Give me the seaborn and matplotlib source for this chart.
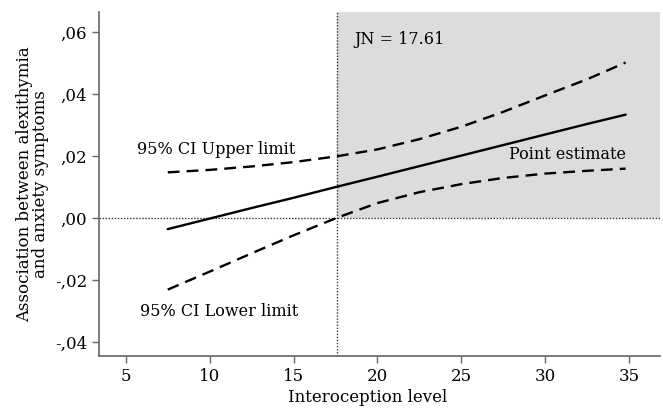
import pandas as pd
import seaborn as sns
import matplotlib.pyplot as plt

# valores (Johnson-Neyman)
interocepcao = [7.5, 10, 12.5, 15, 17.61, 20, 22.5, 25, 27.5, 30, 32.5, 34.8]
estimativa = [-0.0035, -0.0001, 0.0033, 0.0066, 0.0102, 0.0134, 0.0168, 0.0202, 0.0236, 0.0270, 0.0304, 0.0334]
ic_superior = [0.0148, 0.0156, 0.0167, 0.0181, 0.0200, 0.0222, 0.0255, 0.0295, 0.0343, 0.0396, 0.0448, 0.0502]
ic_inferior = [-0.0230, -0.0172, -0.0113, -0.0055, 0.0002, 0.0049, 0.0084, 0.0110, 0.0130, 0.0144, 0.0153, 0.0160]
jn = 17.61

xticks = [5, 10, 15, 20, 25, 30, 35]
yticks = [0.06, 0.04, 0.02, 0.00, -0.02, -0.04]
ytick_labels = [',06', ',04', ',02', ',00', '-,02', '-,04']

data = pd.DataFrame({'x': interocepcao, 'est': estimativa, 'sup': ic_superior, 'inf': ic_inferior})

sns.set_style('ticks')
plt.rcParams['font.family'] = ['DejaVu Serif']
plt.rcParams['text.color'] = 'black'
plt.rcParams['axes.labelcolor'] = 'black'

fig = plt.figure(figsize=(6.63, 4.09), dpi=100)
ax = fig.add_axes([0.1493, 0.1296, 0.8462, 0.8411])
xmin, xmax = 3.4, 36.85
ymin, ymax = -0.0444, 0.0665

ax.fill_between([jn, xmax], 0, ymax, color='#dcdcdc', lw=0, zorder=0)  # região significativa
ax.axhline(0, color='#333333', lw=1, ls=(0, (1, 1.2)), zorder=1)
ax.axvline(jn, color='#333333', lw=1, ls=(0, (1, 1.2)), zorder=1)

sns.lineplot(data=data, x='x', y='est', color='black', lw=1.7, ax=ax)
sns.lineplot(data=data, x='x', y='sup', color='black', lw=1.7, ax=ax).lines[-1].set_dashes((5, 3))
sns.lineplot(data=data, x='x', y='inf', color='black', lw=1.7, ax=ax).lines[-1].set_dashes((5, 3))

ax.text(5.65, 0.0222, '95% CI Upper limit', fontsize=11.5, va='center')
ax.text(34.8, 0.0205, 'Point estimate', fontsize=11.5, va='center', ha='right')
ax.text(5.83, -0.0301, '95% CI Lower limit', fontsize=11.5, va='center')
ax.text(18.63, 0.0575, 'JN = 17.61', fontsize=11.5, va='center')

ax.set_xlim(xmin, xmax)
ax.set_ylim(ymin, ymax)
ax.set_xticks(xticks)
ax.set_yticks(yticks)
ax.set_yticklabels(ytick_labels)
ax.tick_params(labelsize=12, color='#666666', labelcolor='black', length=5, width=1)
ax.set_xlabel('Interoception level', fontsize=12)
ax.set_ylabel('Association between alexithymia\nand anxiety symptoms', fontsize=12, linespacing=0.95)
ax.xaxis.set_label_coords(0.478, -0.097)
sns.despine(ax=ax)
for s in ['left', 'bottom']:
    ax.spines[s].set_color('#666666')
    ax.spines[s].set_linewidth(1.2)

plt.savefig('out.png', dpi=100)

_THE PROBLEM_
Copy out each line exactly, without the pictures.

_TASK RESULT_
Give me the seaborn and matplotlib source for this chart.
import pandas as pd
import seaborn as sns
import matplotlib.pyplot as plt

# valores (Johnson-Neyman)
interocepcao = [7.5, 10, 12.5, 15, 17.61, 20, 22.5, 25, 27.5, 30, 32.5, 34.8]
estimativa = [-0.0035, -0.0001, 0.0033, 0.0066, 0.0102, 0.0134, 0.0168, 0.0202, 0.0236, 0.0270, 0.0304, 0.0334]
ic_superior = [0.0148, 0.0156, 0.0167, 0.0181, 0.0200, 0.0222, 0.0255, 0.0295, 0.0343, 0.0396, 0.0448, 0.0502]
ic_inferior = [-0.0230, -0.0172, -0.0113, -0.0055, 0.0002, 0.0049, 0.0084, 0.0110, 0.0130, 0.0144, 0.0153, 0.0160]
jn = 17.61

xticks = [5, 10, 15, 20, 25, 30, 35]
yticks = [0.06, 0.04, 0.02, 0.00, -0.02, -0.04]
ytick_labels = [',06', ',04', ',02', ',00', '-,02', '-,04']

data = pd.DataFrame({'x': interocepcao, 'est': estimativa, 'sup': ic_superior, 'inf': ic_inferior})

sns.set_style('ticks')
plt.rcParams['font.family'] = ['DejaVu Serif']
plt.rcParams['text.color'] = 'black'
plt.rcParams['axes.labelcolor'] = 'black'

fig = plt.figure(figsize=(6.63, 4.09), dpi=100)
ax = fig.add_axes([0.1493, 0.1296, 0.8462, 0.8411])
xmin, xmax = 3.4, 36.85
ymin, ymax = -0.0444, 0.0665

ax.fill_between([jn, xmax], 0, ymax, color='#dcdcdc', lw=0, zorder=0)  # região significativa
ax.axhline(0, color='#333333', lw=1, ls=(0, (1, 1.2)), zorder=1)
ax.axvline(jn, color='#333333', lw=1, ls=(0, (1, 1.2)), zorder=1)

sns.lineplot(data=data, x='x', y='est', color='black', lw=1.7, ax=ax)
sns.lineplot(data=data, x='x', y='sup', color='black', lw=1.7, ax=ax).lines[-1].set_dashes((5, 3))
sns.lineplot(data=data, x='x', y='inf', color='black', lw=1.7, ax=ax).lines[-1].set_dashes((5, 3))

ax.text(5.65, 0.0222, '95% CI Upper limit', fontsize=11.5, va='center')
ax.text(34.8, 0.0205, 'Point estimate', fontsize=11.5, va='center', ha='right')
ax.text(5.83, -0.0301, '95% CI Lower limit', fontsize=11.5, va='center')
ax.text(18.63, 0.0575, 'JN = 17.61', fontsize=11.5, va='center')

ax.set_xlim(xmin, xmax)
ax.set_ylim(ymin, ymax)
ax.set_xticks(xticks)
ax.set_yticks(yticks)
ax.set_yticklabels(ytick_labels)
ax.tick_params(labelsize=12, color='#666666', labelcolor='black', length=5, width=1)
ax.set_xlabel('Interoception level', fontsize=12)
ax.set_ylabel('Association between alexithymia\nand anxiety symptoms', fontsize=12, linespacing=0.95)
ax.xaxis.set_label_coords(0.478, -0.097)
sns.despine(ax=ax)
for s in ['left', 'bottom']:
    ax.spines[s].set_color('#666666')
    ax.spines[s].set_linewidth(1.2)

plt.savefig('out.png', dpi=100)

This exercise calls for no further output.